┌────────

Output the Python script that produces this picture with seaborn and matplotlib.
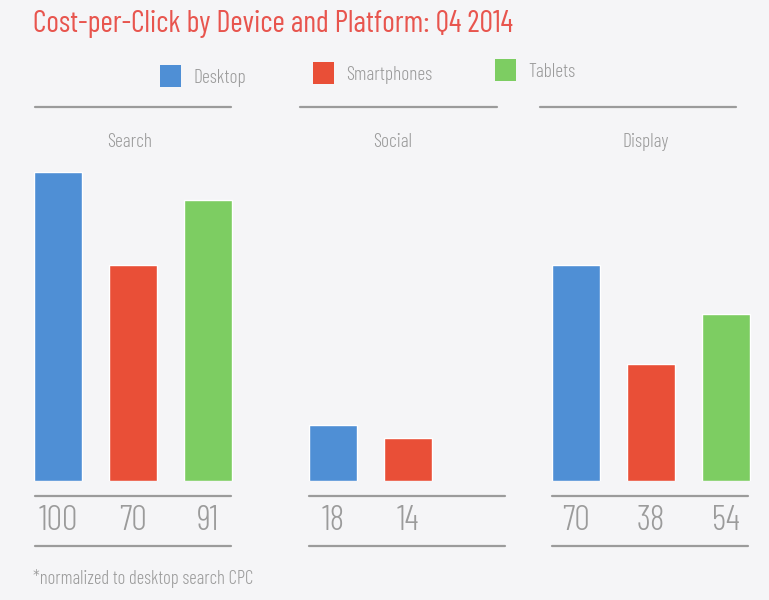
import pandas as pd
import matplotlib
matplotlib.use('Agg')
import matplotlib.pyplot as plt
import matplotlib.transforms as mtransforms
from matplotlib.lines import Line2D
from matplotlib.patches import Patch
import seaborn as sns

devices = ['Desktop', 'Smartphones', 'Tablets']
platforms = ['Search', 'Social', 'Display']
search_cpc = [100, 70, 91]
social_cpc = [18, 14]
display_cpc = [70, 38, 54]

colors = {'Desktop': '#4F8FD5', 'Smartphones': '#E94F37', 'Tablets': '#7DCD62'}
grey = '#9b9b9b'
bg = '#F5F5F7'

sns.set_theme(style='white')
plt.rcParams['font.family'] = ['Barlow Condensed', 'DejaVu Sans']

fig = plt.figure(figsize=(7.69, 6.0), dpi=100, facecolor=bg)


def fx(px):
    return px / 769


def fy(py):
    return 1 - py / 600


panel_values = [search_cpc, social_cpc, display_cpc]
# bar centre of first bar, top rule span, bottom rule span (pixels)
first_centre = [58, 333, 576]
top_rule = [(35, 231), (300, 497), (540, 736)]
bottom_rule = [(35, 231), (309, 505), (552, 748)]
label_x = [130, 393, 646]

for name, vals, c0, tr, br, lx in zip(platforms, panel_values, first_centre,
                                       top_rule, bottom_rule, label_x):
    df = pd.DataFrame({'device': devices[:len(vals)], 'cpc': vals})
    ax = fig.add_axes([fx(c0 - 37.5), fy(481), 225 / 769, 309 / 600])
    sns.barplot(data=df, x='device', y='cpc', hue='device', order=devices,
                hue_order=devices, palette=colors, width=0.64, legend=False,
                saturation=1, ax=ax)
    ax.set_xlim(-0.5, 2.5)
    ax.set_ylim(0, 100)
    ax.axis('off')

    trans = mtransforms.blended_transform_factory(ax.transData, fig.transFigure)
    for i, v in enumerate(vals):
        ax.text(i, fy(521), str(v), transform=trans, ha='center', va='center',
                fontsize=25, fontweight=300, color=grey)

    fig.add_artist(Line2D([fx(tr[0]), fx(tr[1])], [fy(107)] * 2, color=grey, lw=1.6))
    fig.add_artist(Line2D([fx(br[0]), fx(br[1])], [fy(496)] * 2, color=grey, lw=1.6))
    fig.add_artist(Line2D([fx(br[0]), fx(br[1])], [fy(546)] * 2, color=grey, lw=1.6))
    fig.text(fx(lx), fy(142), name, ha='center', va='center', fontsize=14,
             fontweight=300, color=grey)

fig.text(fx(33), fy(24), 'Cost-per-Click by Device and Platform: Q4 2014',
         ha='left', va='center', fontsize=21.7, color='#E8554E')

# legend entries sit slightly staggered in the original
legend_x = [142, 295, 477]
legend_y = [76, 73, 70]
for d, lx_, ly_ in zip(devices, legend_x, legend_y):
    leg = fig.legend([Patch(facecolor=colors[d], edgecolor='none')], [d],
                     loc='center left', bbox_to_anchor=(fx(lx_), fy(ly_)),
                     frameon=False, fontsize=14, labelcolor=grey,
                     handlelength=1.1, handleheight=1.3, handletextpad=0.65)
    for t in leg.get_texts():
        t.set_fontweight(300)

fig.text(fx(33), fy(578), '*normalized to desktop search CPC', ha='left', va='center',
         fontsize=13.5, fontweight=300, color=grey)

fig.savefig('out.png', dpi=100, facecolor=bg)
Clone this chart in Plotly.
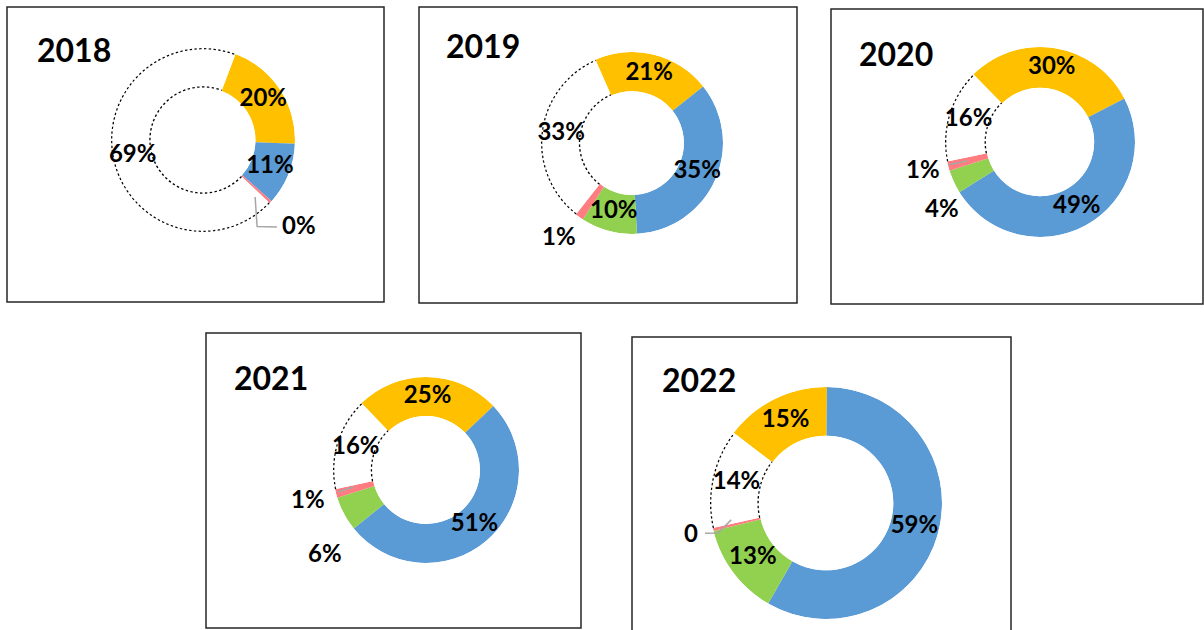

└────────

▸ **Short problem**
Look above for every line with the word "matplotlib" and copy it.

▸ **The result**
Output the Python script that produces this picture with seaborn and matplotlib.
import matplotlib
matplotlib.use('Agg')
import matplotlib.pyplot as plt
import matplotlib.transforms as mtransforms
from matplotlib.lines import Line2D
from matplotlib.patches import Patch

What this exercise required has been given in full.